Good Math, Bad Math wrote an excellent article about ropes and gap buffers a while ago that details the standard methods for representing text files in a text editor, and even compares them for simplicity of implementation and performance. In a nutshell: a gap buffer - a large character array with an empty section immediately after the current position of the cursor - is your simplest and best bet.
You might find this paper useful --- Data Structures for Text Sequences which describes and experimentally analyses a few standard algorithms, and compares [among other things] gap buffers and piece tables.
FWIW, it concludes piece tables are slightly better overall; though net.wisdom seems to prefer gap buffers.
I would suggest you to take a look at Memory Mapped Files (MMF).
Some pointers:
Memory Mapped Files .NET
http://msdn.microsoft.com/en-us/library/ms810613.aspx
I'd use a b-tree or skip list of lines, or larger blocks if you aren't going to edit much.
You don't have much extra cost determine line ends on load, since you have to visit each character on loading anyway.
You can move lines within a node without much effort.
The total length of the text in each node is stored in the node, and changes propagated up to parent nodes.
Each line is represented by a data array, and start index, length and capacity. Line break/carriage returns aren't put in the data array. Common operations such as breaking lines only requires changes to the references into the array; editing lines requires a copy if capacity is exceeded. A similar structure might be used per line temporarily when editing that line, so you don't perform a copy on each key-press.
Off the top of my head, I would have thought an indexed linked list would be fairly efficient for this sort of thing unless you have some very long lines.
The linked list would give you an efficient way to store the data and add or remove lines as the user edits. The indexing allows you to quickly jump to a particular point in your file. This sort of idea lends itself well to undo/redo type operations too as it should be reasonably easy to sort edits into small atomic operations.
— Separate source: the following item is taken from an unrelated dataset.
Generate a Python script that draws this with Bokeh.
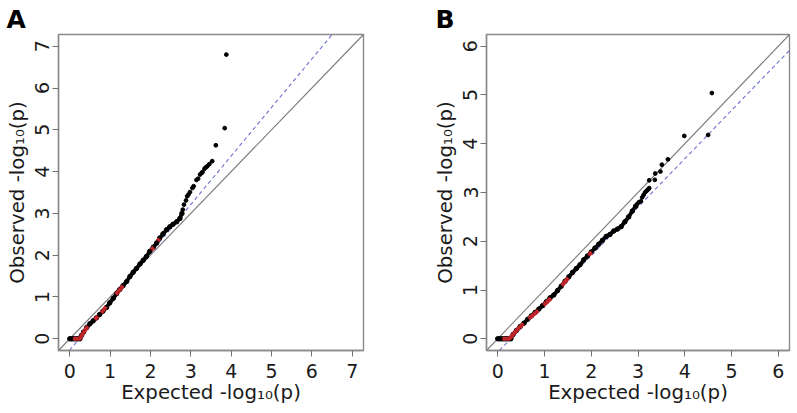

I'd agree with crisb's point though, it's probably better to get something simple working first and then see if it really is slow..
From your description it sounds a lot like your document is unformatted text only - so a stringbuilder would do fine.
If its a formatted document, I would be inclined to use the MS Word APIs or similar and just offload your document processing to them - will save you an awful lot of time as document parsing can often be a pain in the a** :-)
I wouldn't get too worried about the performance yet - it sounds a lot like you haven't implemented one yet, so you also don't know what performance characteristics the rest of your app has - it may be that you can't actually afford to hold multiple documents in memory at all when you actually get round to profiling it.